Thursday, April 23, 2015

Pratchett's Satire


I think like a lot of us out there, I have been returning to the Discworld in quite a big way. I had one little thought about how Terry Pratchett’s satire (if that’s the right word) actually works.

It would be misleading to call Pratchett’s Discworld series a satire on heroic fantasy. What we actually find in Pratchett – including the earlier Discworld novels – is a highly flexible use of fantasy genre conventions, along with other kinds of intertextuality, for a variety of satirical ends. But that's not quite because "Pratchett's target isn't heroic fantasy" and rather "Pratchett's actual target is the world we live in." It's something else.
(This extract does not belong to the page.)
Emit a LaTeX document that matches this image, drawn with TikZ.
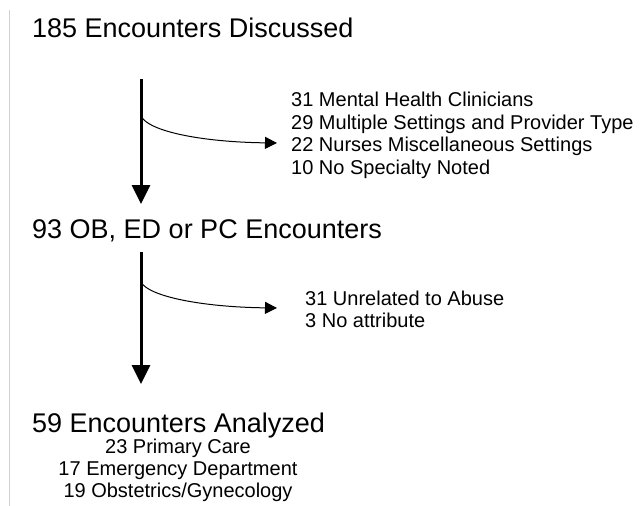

Rather, Pratchett’s satire tends to reconcile metafiction with worldbuilding. In other words, it dexterously balances itself between (on the one hand) artifice that asks to be interpreted in ways unavailable to Pratchett’s characters – the group “Dwarves with Altitude” in Soul Music (1994) cannot have heard of our own Roundworld Niggaz With Attitudez, just as the History Monks in Thief of Time (2002) are unfamiliar with Roundworld kung-fu cinematic cliches, even though they conform to them – and (on the other hand) a steadily accreting “secondary world” (cf. Tolkien 1947), which stands as if independent of our own, and asks its readers to become immersed in and emotionally coupled to it.

In part, such a reconciliation can happen because Pratchett’s points of reference are so diverse and diffuse. Even when an elephant wanders into the room, in the context of so much tacit megafauna, it needn’t necessarily hold our attention for long. Ankh-Morpork can serve as an example here: OK, obviously its strongest parallels are with London, but the city’s links with London and its links with other places – with New York, with Florence, with Rome (at various points in those cities’ history), as well as with fictional places such as Fritz Leiber’s teeming & labyrinthine Lankhmar – those links balance, cancel, contradict, ameliorate and complicate one another, so that Ankh-Morpork never settles down as a figuration any particular city.

That in itself is unremarkable. It is unremarkable that Ankh-Morpork possesses no perfect real-world or literary correlate, because most allegory is complicated in this way: it’s the ciphers, the perfect transpositions, the one-to-one correlations that are actually rare. And in fact, it’s exactly such one-to-one correlations which do make Pratchett’s satire remarkable. His work is capable of extremely specific and equivocal intertextual allusions, which somehow never ripple outwards to form a master key which would disrupt his worldbuilding. The River Ankh is a version the Thames, unmistakably; the Isle of Gods cannot not be a version the Isle of Dogs . . . and yet somehow Ankh-Morpork is unmistakably not just a version London. It is, for all its sins, Ankh-Morpork.

What I wonder is, firstly: does this sound right? Is it true generally in Pratchett's writing?

And, secondly: is it true when Pratchett writes about race?